Authentic-blue phosphorescent iridium(III) complexes bearing both hydride and benzyl diphenylphosphine; control of the emission efficiency by ligand coordination geometry.

Sequential treatment of IrCl(3) x nH(2)O with 2 equiv of benzyl diphenylphosphine (bdpH) and then 1 equiv of 3-trifluoromethyl-5-(2-pyridyl) pyrazole (fppzH) in 2-methoxyethanol gave formation to three isomeric complexes with formula [Ir(bdp)(fppz)(bdpH)H] (1-3). Their molecular structures were established by single crystal X-ray diffraction studies, showing existence of one monodentate phosphine bdpH, one terminal hydride, a cyclometalated bdp chelate, and a fppz chelate.
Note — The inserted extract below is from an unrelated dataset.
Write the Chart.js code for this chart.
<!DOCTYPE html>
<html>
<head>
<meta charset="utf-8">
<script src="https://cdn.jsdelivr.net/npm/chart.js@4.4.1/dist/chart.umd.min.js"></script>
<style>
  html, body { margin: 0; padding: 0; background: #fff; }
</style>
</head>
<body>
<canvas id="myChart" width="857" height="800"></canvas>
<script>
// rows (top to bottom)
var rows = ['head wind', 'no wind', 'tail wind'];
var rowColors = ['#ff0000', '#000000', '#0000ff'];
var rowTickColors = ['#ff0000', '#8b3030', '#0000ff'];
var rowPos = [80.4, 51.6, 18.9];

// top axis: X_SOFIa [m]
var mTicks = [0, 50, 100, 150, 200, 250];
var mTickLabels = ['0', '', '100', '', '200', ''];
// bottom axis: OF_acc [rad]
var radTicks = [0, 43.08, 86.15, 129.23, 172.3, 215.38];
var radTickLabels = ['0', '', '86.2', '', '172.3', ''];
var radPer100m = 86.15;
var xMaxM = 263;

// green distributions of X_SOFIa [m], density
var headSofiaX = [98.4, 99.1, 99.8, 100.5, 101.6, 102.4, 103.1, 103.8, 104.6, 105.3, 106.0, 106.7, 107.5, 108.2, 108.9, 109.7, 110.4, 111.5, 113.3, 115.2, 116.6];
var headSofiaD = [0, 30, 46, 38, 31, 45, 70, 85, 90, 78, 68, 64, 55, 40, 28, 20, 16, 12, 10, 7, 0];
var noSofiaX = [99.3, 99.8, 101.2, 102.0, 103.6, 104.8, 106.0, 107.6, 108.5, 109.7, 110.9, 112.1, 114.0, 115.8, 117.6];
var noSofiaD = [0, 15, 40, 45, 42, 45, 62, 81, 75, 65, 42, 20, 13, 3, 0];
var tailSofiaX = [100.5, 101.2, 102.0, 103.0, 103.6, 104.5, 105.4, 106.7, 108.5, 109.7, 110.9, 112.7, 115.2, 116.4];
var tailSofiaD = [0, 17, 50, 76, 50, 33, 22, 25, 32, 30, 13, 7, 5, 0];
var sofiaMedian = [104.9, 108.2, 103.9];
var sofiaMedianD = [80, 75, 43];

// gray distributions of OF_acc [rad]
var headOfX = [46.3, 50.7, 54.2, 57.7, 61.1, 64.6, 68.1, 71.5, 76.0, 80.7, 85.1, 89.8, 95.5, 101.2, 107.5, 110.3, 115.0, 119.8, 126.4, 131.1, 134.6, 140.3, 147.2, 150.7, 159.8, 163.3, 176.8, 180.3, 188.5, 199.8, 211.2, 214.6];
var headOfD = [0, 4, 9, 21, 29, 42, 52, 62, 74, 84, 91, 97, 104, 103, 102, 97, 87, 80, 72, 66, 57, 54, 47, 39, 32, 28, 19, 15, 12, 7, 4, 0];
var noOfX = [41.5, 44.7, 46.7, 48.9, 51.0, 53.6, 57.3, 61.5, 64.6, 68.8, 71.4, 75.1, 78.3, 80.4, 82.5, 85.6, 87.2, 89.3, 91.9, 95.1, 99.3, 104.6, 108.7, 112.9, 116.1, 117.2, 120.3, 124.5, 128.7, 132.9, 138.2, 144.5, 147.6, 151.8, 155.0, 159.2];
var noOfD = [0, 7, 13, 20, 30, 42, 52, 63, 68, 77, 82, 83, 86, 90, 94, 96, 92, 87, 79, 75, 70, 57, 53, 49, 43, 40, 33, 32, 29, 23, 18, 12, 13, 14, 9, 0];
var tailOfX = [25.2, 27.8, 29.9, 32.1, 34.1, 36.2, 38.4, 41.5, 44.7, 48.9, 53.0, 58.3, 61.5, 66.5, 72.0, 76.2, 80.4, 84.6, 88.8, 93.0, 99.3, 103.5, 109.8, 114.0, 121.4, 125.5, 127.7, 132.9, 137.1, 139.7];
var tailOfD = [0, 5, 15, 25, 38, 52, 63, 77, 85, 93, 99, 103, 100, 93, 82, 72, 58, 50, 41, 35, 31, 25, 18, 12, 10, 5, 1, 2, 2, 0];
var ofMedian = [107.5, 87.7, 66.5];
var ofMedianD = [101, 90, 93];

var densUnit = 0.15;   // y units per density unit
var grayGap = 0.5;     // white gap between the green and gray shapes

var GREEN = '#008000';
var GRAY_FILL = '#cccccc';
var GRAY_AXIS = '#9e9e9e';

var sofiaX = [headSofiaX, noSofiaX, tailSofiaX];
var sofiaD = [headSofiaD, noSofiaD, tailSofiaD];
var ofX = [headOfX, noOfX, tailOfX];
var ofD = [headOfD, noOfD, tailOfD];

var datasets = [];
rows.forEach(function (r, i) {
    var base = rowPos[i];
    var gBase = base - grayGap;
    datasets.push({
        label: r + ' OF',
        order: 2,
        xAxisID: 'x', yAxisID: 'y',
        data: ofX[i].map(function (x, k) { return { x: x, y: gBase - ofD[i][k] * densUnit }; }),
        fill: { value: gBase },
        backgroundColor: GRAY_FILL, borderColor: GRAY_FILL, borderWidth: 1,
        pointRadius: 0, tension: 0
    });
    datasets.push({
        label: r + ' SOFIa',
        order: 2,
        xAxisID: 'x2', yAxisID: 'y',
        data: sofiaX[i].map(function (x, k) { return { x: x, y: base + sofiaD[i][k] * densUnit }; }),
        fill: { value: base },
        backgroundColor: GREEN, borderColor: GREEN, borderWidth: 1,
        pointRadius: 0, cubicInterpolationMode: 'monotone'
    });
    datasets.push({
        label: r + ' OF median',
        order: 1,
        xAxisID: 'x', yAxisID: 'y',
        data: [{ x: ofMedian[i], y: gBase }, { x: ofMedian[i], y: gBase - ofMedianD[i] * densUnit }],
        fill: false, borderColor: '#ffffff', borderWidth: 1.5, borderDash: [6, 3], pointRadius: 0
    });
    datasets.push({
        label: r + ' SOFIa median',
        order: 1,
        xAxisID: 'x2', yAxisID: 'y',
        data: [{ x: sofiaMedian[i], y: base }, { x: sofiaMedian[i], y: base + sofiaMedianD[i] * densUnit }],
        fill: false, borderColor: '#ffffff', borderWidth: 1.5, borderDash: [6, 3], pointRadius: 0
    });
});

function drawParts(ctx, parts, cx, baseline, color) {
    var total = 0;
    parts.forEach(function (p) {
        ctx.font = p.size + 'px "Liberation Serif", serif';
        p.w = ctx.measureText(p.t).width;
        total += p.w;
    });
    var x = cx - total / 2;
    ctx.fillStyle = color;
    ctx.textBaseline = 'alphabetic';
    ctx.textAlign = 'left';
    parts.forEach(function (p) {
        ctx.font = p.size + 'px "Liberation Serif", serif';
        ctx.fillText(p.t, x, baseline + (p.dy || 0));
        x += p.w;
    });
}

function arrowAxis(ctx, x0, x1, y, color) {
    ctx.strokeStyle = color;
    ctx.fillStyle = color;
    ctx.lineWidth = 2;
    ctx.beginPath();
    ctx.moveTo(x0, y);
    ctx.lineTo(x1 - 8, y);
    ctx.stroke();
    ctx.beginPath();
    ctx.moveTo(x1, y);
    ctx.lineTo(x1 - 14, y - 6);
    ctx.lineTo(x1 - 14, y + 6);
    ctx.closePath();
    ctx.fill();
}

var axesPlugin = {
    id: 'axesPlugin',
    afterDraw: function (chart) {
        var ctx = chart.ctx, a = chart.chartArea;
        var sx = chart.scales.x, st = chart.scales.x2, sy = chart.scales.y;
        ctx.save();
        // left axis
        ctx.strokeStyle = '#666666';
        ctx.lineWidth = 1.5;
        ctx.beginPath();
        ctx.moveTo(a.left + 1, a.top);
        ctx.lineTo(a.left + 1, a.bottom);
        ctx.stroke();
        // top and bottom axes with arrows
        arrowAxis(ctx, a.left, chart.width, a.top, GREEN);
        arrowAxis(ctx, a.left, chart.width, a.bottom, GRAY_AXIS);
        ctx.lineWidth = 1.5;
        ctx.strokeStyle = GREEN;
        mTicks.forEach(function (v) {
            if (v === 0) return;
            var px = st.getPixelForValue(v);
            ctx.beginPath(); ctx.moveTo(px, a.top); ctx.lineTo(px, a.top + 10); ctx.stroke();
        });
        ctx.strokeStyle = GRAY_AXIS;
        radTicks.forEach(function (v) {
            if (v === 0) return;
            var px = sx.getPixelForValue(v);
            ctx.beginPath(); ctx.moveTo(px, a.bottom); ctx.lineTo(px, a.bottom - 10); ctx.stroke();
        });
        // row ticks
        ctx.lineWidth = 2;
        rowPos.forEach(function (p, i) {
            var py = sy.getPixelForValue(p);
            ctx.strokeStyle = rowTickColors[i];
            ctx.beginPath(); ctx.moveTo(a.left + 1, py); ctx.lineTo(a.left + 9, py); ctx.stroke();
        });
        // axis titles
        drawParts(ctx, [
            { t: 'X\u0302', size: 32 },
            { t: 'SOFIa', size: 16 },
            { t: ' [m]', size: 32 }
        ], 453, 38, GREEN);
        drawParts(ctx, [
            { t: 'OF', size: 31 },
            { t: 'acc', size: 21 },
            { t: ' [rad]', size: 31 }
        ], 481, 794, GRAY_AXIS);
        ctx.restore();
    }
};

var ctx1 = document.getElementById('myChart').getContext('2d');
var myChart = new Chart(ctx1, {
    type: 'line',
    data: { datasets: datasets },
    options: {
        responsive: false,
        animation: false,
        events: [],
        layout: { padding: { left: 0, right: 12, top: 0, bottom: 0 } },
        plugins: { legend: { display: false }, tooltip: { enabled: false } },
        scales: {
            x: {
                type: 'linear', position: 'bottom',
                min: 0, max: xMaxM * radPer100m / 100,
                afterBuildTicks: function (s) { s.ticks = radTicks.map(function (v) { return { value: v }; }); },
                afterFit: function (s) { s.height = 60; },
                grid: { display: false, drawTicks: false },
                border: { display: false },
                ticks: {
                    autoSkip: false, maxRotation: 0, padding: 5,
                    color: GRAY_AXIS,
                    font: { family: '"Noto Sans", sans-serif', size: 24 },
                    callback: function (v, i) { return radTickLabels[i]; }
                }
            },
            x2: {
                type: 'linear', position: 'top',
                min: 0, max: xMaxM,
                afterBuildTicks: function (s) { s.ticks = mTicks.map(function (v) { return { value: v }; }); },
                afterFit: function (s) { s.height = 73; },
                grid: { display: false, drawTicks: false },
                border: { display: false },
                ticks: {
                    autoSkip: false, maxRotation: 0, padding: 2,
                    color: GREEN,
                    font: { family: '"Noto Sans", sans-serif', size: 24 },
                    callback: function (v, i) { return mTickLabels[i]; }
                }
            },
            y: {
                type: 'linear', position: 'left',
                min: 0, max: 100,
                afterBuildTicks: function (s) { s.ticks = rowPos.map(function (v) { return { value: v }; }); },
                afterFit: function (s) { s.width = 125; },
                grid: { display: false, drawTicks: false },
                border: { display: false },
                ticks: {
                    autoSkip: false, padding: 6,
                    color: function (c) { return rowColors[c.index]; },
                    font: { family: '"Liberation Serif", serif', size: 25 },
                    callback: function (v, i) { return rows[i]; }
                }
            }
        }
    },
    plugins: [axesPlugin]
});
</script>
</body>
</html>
Variation of the metal-ligand bond distances showed good agreement with those predicted by the trans effect. Raman spectroscopic analyses and the corresponding photophysical data are also recorded and compared. Among all isomers complex 1 showed the worst emission efficiency, while complexes 2 and 3 exhibited the greatest luminescent efficiency in solid state and in degassed CH(2)Cl(2) solution at room temperature, respectively. This structural relationship could be due to the simultaneously weakened hydride and the monodentate bdpH bonding that are destabilized by the trans-pyrazolate anion and cyclometalated benzyl group, respectively.